I’d read about Magie Noire before, but sometimes one needs multiple reminders to finally shift behavior. For me, Barbara Herman’s evocative description in her book Scent & Subversion: Decoding a Century of Provocative Perfume was what spurred me into action:

In Magie Noire, there are the narcotic elements of honey, tuberose, narcissus, and rose (a dark, forbidding rose rather than a come-hither one). This is intensified by top notes that don’t sweeten or even introduce the perfume so much as stand behind the heart notes and back up their message of dark beauty. Ripe berries and currants recall magical fairy-tale forests.

How could I resist this well-organized kitchen sink of notes?

  • Top: cassis, bergamot, hyacinth, raspberry, green note
  • Heart: honey, jasmine, lily of the valley, tuberose, narcissus, orris, rose oriental
  • Base: patchouli, castoreum, civet, vetiver, musk, oakmoss, benzoin

With several brave, definitive, proper sprays, Magie Noire delivers the magic of green-tempered florals with a respectable backdrop of animalic sourness, which somehow ties back to the green notes seamlessly. It interrogates in a sweet chorus (dare I say honeyed?) of a cappella flowers flanked by hard, green bodyguards before drawing the subject in to the inner sanctum of base notes, the earthy, mossy depths of the real party and afterparty.

It’s the comfort of having someone present who is of a previous generation, who remembers things I may have only heard of and wondered about; the gentle and subtle yielding of old ways to the new; the will to keep tradition alive for another year despite the hassles. Tough on the inside, soft and sweet on the outside.

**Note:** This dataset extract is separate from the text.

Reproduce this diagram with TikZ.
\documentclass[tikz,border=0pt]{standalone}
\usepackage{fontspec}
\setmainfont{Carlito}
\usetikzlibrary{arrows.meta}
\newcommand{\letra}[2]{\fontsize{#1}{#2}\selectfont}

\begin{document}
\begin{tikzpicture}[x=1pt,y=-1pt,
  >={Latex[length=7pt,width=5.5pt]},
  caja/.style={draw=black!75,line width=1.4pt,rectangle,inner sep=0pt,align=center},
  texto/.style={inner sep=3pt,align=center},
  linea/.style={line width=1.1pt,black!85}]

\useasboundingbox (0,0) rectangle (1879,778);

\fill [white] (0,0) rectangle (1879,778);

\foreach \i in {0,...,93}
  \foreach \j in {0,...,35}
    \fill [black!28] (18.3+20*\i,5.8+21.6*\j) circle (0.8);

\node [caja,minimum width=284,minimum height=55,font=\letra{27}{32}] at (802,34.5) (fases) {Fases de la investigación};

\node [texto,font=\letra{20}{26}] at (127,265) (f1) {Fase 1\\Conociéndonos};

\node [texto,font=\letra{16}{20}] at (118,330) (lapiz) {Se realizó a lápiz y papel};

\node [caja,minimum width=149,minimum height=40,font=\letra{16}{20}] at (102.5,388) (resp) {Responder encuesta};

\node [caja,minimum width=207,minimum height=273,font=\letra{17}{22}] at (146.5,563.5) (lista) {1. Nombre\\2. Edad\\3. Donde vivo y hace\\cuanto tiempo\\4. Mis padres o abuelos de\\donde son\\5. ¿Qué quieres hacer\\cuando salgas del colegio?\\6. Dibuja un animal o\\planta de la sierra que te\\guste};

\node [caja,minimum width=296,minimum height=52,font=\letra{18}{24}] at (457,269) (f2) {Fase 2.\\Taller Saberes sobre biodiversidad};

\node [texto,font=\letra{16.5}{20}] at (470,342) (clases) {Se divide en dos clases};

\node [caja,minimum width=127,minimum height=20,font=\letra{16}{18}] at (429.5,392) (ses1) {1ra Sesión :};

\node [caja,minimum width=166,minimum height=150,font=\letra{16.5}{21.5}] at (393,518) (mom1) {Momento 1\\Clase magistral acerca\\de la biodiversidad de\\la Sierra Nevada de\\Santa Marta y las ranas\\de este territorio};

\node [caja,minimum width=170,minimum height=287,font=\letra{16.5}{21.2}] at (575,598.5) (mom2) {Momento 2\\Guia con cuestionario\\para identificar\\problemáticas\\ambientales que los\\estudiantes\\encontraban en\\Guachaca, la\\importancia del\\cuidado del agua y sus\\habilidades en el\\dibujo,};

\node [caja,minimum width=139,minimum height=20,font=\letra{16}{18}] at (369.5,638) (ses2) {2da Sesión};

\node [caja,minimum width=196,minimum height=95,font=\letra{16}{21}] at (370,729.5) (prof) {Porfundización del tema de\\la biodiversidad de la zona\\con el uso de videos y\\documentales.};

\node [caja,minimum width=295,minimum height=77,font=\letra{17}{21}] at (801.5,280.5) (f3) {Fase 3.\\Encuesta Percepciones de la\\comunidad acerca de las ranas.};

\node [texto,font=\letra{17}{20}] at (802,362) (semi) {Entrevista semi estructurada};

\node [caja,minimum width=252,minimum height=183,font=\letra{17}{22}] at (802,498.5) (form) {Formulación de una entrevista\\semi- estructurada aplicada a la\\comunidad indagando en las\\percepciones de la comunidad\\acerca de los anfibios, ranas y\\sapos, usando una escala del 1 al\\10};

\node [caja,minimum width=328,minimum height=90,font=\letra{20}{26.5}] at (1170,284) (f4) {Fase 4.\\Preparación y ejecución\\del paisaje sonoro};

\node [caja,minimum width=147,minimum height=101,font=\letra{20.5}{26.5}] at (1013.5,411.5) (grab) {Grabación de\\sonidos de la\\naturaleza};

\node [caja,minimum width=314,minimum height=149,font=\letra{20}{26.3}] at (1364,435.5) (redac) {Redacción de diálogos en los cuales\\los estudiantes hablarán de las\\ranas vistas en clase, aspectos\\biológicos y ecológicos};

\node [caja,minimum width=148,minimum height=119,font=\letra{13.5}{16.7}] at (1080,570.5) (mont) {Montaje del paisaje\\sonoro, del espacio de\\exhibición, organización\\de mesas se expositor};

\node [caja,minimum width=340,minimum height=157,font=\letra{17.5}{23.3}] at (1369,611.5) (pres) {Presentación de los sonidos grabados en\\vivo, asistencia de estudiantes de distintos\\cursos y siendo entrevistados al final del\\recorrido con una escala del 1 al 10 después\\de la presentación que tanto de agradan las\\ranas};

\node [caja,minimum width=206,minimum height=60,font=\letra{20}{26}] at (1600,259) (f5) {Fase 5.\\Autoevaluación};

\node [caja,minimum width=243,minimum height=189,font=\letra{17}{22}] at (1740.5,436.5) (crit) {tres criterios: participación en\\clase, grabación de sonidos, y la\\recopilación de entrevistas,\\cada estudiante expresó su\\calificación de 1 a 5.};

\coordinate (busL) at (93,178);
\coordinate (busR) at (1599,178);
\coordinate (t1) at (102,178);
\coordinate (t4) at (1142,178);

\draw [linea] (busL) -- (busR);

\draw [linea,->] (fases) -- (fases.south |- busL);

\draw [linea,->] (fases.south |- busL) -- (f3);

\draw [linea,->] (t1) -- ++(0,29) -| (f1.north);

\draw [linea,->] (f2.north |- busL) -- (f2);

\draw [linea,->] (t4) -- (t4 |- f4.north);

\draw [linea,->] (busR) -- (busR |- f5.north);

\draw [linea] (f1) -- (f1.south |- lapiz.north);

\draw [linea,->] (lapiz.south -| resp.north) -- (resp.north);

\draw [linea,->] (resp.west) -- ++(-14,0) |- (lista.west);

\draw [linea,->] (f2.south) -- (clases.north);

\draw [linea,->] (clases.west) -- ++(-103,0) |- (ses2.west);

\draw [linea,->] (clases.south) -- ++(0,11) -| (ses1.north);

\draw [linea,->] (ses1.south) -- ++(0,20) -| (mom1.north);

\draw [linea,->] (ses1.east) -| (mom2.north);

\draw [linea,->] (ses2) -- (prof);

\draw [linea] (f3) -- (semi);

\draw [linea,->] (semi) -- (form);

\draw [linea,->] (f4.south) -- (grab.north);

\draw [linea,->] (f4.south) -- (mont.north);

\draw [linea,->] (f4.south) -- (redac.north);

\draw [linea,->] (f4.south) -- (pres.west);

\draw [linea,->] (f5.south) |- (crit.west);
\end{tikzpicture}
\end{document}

I haven’t smelled that many vintage perfumes, so take this with a grain of salt, but I think Magie Noire could be a sister to Jacomo Silences (from the same year, 1978), with its foresty green backbone and complex powdery, rosy whispers. These floral greens know what they’re doing.

Wishing all a peaceful holiday season.

2 thoughts on “Holidays are in the nose of the beholder (Magie Noire by Lancôme)

    1. Thanks! I think “ugliness” is rated by how much the decorations on sweaters have their own decorations… If anyone had showed up with lights or pockets on theirs, I wouldn’t have stood a chance! I haven’t paid attention to Lancôme these days – the last perfume of theirs I bought was Hypnôse many years ago. Too sweet for me although I managed to finish the bottle. Happy holidays!